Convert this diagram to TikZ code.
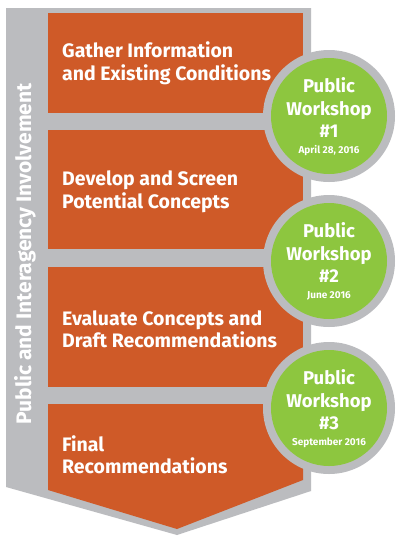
\documentclass[tikz,border=0pt]{standalone}
\usepackage{fontspec}
\setmainfont{Fira Sans}
\definecolor{orng}{HTML}{CF5A28}
\definecolor{grn}{HTML}{8DC63F}
\definecolor{gry}{HTML}{BBBCBF}
\tikzset{
  boxtxt/.style={text=white,font=\bfseries\fontsize{19.5}{22}\selectfont,anchor=base west,inner sep=0pt},
  wstxt/.style={text=white,font=\bfseries\fontsize{18.5}{22}\selectfont,anchor=base,inner sep=0pt},
  datetxt/.style={text=white,font=\bfseries\fontsize{10}{12}\selectfont,anchor=base,inner sep=0pt},
  ring/.style={circle,fill=gry,minimum size=132pt,inner sep=0pt},
  disc/.style={circle,fill=grn,minimum size=116pt,inner sep=0pt},
  stepbox/.style={fill=orng}
}
\begin{document}
\begin{tikzpicture}[x=1pt,y=-1pt]
\useasboundingbox[fill=white] (0,0) rectangle (396,539);
% gray band
\fill[gry] (6,8) -- (311,8) -- (311,491) -- (177,535) -- (6,487) -- cycle;
% orange steps
\fill[stepbox] (48,13) rectangle (303,113);
\fill[stepbox] (48,130) rectangle (303,249);
\fill[stepbox] (48,267) rectangle (303,387);
\fill[stepbox] (48,404) -- (303,404) -- (303,480) -- (177,529) -- (48,490) -- cycle;
% step texts
\node[boxtxt] (s1a) at (62,57) {Gather Information};
\node[boxtxt] (s1b) at (62,80) {and Existing Conditions};
\node[boxtxt] (s2a) at (62,185) {Develop and Screen};
\node[boxtxt] (s2b) at (62,208) {Potential Concepts};
\node[boxtxt] (s3a) at (62,325) {Evaluate Concepts and};
\node[boxtxt] (s3b) at (62,347) {Draft Recommendations};
\node[boxtxt] (s4a) at (62,451) {Final};
\node[boxtxt] (s4b) at (62,473) {Recommendations};
% side label
\node[text=white,font=\bfseries\fontsize{21}{24}\selectfont,rotate=90,anchor=base,inner sep=0pt] (side) at (31,254) {Public and Interagency Involvement};
% workshops
\foreach \c/\n/\d in {116/1/{April 28, 2016},261/2/{June 2016},408/3/{September 2016}}{
  \node[ring] (r\n) at (329,\c) {};
  \node[disc] (g\n) at (329,\c) {};
  \node[wstxt] (p\n) at (329,\c-24) {Public};
  \node[wstxt] (w\n) at (329,\c-1) {Workshop};
  \node[wstxt] (h\n) at (329,\c+21) {\#\n};
  \node[datetxt] (d\n) at (329,\c+37) {\d};
}
\end{tikzpicture}
\end{document}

STATED PROBLEM => Without including any pictures, reproduce the listing exactly.

TASK RESULT =>
Convert this diagram to TikZ code.
\documentclass[tikz,border=0pt]{standalone}
\usepackage{fontspec}
\setmainfont{Fira Sans}
\definecolor{orng}{HTML}{CF5A28}
\definecolor{grn}{HTML}{8DC63F}
\definecolor{gry}{HTML}{BBBCBF}
\tikzset{
  boxtxt/.style={text=white,font=\bfseries\fontsize{19.5}{22}\selectfont,anchor=base west,inner sep=0pt},
  wstxt/.style={text=white,font=\bfseries\fontsize{18.5}{22}\selectfont,anchor=base,inner sep=0pt},
  datetxt/.style={text=white,font=\bfseries\fontsize{10}{12}\selectfont,anchor=base,inner sep=0pt},
  ring/.style={circle,fill=gry,minimum size=132pt,inner sep=0pt},
  disc/.style={circle,fill=grn,minimum size=116pt,inner sep=0pt},
  stepbox/.style={fill=orng}
}
\begin{document}
\begin{tikzpicture}[x=1pt,y=-1pt]
\useasboundingbox[fill=white] (0,0) rectangle (396,539);
% gray band
\fill[gry] (6,8) -- (311,8) -- (311,491) -- (177,535) -- (6,487) -- cycle;
% orange steps
\fill[stepbox] (48,13) rectangle (303,113);
\fill[stepbox] (48,130) rectangle (303,249);
\fill[stepbox] (48,267) rectangle (303,387);
\fill[stepbox] (48,404) -- (303,404) -- (303,480) -- (177,529) -- (48,490) -- cycle;
% step texts
\node[boxtxt] (s1a) at (62,57) {Gather Information};
\node[boxtxt] (s1b) at (62,80) {and Existing Conditions};
\node[boxtxt] (s2a) at (62,185) {Develop and Screen};
\node[boxtxt] (s2b) at (62,208) {Potential Concepts};
\node[boxtxt] (s3a) at (62,325) {Evaluate Concepts and};
\node[boxtxt] (s3b) at (62,347) {Draft Recommendations};
\node[boxtxt] (s4a) at (62,451) {Final};
\node[boxtxt] (s4b) at (62,473) {Recommendations};
% side label
\node[text=white,font=\bfseries\fontsize{21}{24}\selectfont,rotate=90,anchor=base,inner sep=0pt] (side) at (31,254) {Public and Interagency Involvement};
% workshops
\foreach \c/\n/\d in {116/1/{April 28, 2016},261/2/{June 2016},408/3/{September 2016}}{
  \node[ring] (r\n) at (329,\c) {};
  \node[disc] (g\n) at (329,\c) {};
  \node[wstxt] (p\n) at (329,\c-24) {Public};
  \node[wstxt] (w\n) at (329,\c-1) {Workshop};
  \node[wstxt] (h\n) at (329,\c+21) {\#\n};
  \node[datetxt] (d\n) at (329,\c+37) {\d};
}
\end{tikzpicture}
\end{document}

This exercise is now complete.